**Supplied entries**
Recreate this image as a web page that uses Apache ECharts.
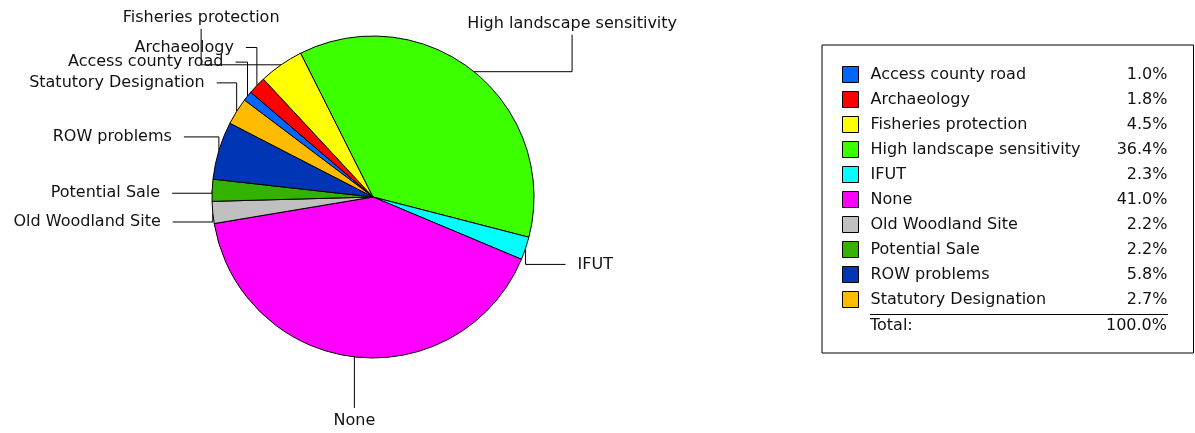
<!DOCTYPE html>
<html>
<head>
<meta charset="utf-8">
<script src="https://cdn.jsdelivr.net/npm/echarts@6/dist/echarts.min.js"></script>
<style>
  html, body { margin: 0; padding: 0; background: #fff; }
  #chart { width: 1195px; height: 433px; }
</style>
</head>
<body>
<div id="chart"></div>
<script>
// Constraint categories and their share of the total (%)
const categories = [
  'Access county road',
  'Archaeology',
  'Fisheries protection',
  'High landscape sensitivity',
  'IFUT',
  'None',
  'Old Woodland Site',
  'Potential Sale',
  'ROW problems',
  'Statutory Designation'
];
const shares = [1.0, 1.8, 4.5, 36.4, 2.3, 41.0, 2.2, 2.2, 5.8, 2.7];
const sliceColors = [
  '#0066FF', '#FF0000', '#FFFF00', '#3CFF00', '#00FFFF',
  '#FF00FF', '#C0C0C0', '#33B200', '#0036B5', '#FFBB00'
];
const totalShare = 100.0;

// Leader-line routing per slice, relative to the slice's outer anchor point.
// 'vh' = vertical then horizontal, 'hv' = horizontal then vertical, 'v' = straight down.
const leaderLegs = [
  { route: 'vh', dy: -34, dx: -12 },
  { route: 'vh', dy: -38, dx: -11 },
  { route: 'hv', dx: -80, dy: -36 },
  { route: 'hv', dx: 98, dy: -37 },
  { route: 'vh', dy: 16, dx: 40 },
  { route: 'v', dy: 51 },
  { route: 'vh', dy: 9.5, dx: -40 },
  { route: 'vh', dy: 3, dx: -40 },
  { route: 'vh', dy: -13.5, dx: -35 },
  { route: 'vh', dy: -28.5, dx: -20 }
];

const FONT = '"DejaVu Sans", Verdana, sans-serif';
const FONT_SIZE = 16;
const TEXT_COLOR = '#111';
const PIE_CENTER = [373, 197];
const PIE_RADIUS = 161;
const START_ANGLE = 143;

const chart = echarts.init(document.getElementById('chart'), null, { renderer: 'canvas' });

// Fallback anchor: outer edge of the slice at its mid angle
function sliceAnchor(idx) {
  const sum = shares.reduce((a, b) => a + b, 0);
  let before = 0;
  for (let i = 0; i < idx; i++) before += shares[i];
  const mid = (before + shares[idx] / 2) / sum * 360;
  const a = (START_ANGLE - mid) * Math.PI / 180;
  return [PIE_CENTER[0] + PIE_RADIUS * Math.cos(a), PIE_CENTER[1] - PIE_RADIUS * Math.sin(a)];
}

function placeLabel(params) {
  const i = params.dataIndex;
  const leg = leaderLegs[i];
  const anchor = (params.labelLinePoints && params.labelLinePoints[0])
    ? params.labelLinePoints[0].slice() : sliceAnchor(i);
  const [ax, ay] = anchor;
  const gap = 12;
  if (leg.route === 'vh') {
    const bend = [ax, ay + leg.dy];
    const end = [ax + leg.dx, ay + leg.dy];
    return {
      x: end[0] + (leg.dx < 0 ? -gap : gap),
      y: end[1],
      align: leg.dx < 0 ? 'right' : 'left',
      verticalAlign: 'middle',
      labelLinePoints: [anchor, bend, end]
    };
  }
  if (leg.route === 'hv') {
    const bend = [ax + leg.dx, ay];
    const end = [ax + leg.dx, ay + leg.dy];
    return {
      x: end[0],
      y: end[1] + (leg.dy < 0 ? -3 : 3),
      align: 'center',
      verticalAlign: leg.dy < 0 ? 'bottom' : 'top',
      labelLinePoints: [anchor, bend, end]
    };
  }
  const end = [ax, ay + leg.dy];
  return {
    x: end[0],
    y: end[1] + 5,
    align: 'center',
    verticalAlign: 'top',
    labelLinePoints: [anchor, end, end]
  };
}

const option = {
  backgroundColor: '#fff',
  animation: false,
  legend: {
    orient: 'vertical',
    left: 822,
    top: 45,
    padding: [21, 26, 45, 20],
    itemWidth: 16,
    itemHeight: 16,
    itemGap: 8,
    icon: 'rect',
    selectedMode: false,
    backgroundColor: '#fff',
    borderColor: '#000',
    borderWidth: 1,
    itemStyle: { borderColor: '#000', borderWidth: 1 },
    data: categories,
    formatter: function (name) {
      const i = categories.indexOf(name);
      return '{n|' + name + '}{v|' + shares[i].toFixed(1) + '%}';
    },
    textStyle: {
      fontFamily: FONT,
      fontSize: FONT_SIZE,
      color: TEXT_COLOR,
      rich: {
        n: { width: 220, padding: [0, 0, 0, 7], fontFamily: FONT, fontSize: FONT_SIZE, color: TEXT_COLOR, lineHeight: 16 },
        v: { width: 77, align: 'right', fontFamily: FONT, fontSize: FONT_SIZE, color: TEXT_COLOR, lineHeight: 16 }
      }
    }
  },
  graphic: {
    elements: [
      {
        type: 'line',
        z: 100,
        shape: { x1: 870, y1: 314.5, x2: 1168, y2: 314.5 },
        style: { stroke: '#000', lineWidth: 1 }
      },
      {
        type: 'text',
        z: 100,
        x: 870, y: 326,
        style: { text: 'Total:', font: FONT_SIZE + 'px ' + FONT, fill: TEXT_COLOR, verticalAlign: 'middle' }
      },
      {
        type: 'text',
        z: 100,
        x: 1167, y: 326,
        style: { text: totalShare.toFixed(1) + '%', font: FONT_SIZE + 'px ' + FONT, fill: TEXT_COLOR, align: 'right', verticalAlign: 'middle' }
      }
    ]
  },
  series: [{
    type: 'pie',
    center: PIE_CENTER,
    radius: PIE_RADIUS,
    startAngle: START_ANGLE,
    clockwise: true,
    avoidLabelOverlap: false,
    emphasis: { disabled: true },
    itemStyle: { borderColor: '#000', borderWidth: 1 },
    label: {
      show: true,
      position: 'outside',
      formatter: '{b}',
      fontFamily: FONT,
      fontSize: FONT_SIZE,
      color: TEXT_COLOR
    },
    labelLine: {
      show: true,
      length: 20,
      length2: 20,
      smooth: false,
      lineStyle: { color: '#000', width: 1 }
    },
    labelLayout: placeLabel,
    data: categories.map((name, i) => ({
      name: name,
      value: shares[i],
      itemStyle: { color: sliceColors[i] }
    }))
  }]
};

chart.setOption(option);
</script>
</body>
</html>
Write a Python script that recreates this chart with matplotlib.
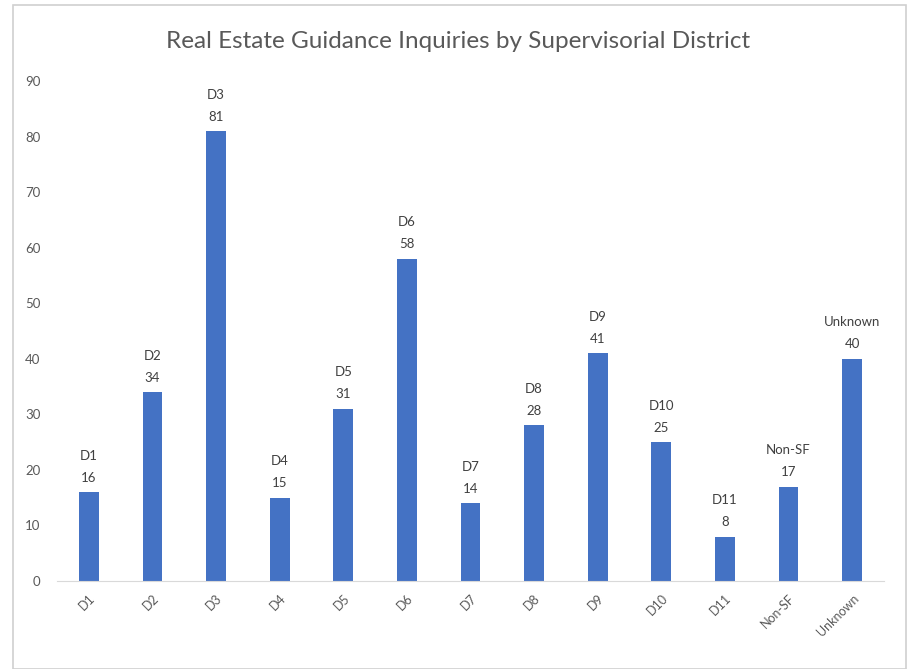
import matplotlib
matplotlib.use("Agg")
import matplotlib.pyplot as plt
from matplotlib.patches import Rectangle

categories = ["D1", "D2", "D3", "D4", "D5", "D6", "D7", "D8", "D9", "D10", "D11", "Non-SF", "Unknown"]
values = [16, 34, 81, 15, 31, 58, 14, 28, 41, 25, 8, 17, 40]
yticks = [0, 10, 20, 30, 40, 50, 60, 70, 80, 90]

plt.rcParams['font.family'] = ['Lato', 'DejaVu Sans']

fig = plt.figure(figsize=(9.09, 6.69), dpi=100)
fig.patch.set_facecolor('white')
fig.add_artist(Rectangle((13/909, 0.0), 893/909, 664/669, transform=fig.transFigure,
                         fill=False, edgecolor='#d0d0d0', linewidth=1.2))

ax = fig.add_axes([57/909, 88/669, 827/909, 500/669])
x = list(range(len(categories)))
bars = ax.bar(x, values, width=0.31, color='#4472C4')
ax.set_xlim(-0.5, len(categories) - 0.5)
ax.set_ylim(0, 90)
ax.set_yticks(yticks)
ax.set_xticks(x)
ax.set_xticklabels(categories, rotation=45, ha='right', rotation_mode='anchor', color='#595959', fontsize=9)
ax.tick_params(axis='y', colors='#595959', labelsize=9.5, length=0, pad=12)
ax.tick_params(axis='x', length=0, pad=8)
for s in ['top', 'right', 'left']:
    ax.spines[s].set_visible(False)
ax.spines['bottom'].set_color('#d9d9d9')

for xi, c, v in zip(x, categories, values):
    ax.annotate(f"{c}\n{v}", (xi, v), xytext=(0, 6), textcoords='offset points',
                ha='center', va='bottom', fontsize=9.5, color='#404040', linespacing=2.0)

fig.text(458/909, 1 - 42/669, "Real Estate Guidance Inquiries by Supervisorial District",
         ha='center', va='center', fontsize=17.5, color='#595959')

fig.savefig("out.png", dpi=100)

**Set task**
Up to and including the line containing "const totalShare = 100.0;", quote each line of the entries above from the very first, please, exactly and without images.

**Result of this exercise**
Recreate this image as a web page that uses Apache ECharts.
<!DOCTYPE html>
<html>
<head>
<meta charset="utf-8">
<script src="https://cdn.jsdelivr.net/npm/echarts@6/dist/echarts.min.js"></script>
<style>
  html, body { margin: 0; padding: 0; background: #fff; }
  #chart { width: 1195px; height: 433px; }
</style>
</head>
<body>
<div id="chart"></div>
<script>
// Constraint categories and their share of the total (%)
const categories = [
  'Access county road',
  'Archaeology',
  'Fisheries protection',
  'High landscape sensitivity',
  'IFUT',
  'None',
  'Old Woodland Site',
  'Potential Sale',
  'ROW problems',
  'Statutory Designation'
];
const shares = [1.0, 1.8, 4.5, 36.4, 2.3, 41.0, 2.2, 2.2, 5.8, 2.7];
const sliceColors = [
  '#0066FF', '#FF0000', '#FFFF00', '#3CFF00', '#00FFFF',
  '#FF00FF', '#C0C0C0', '#33B200', '#0036B5', '#FFBB00'
];
const totalShare = 100.0;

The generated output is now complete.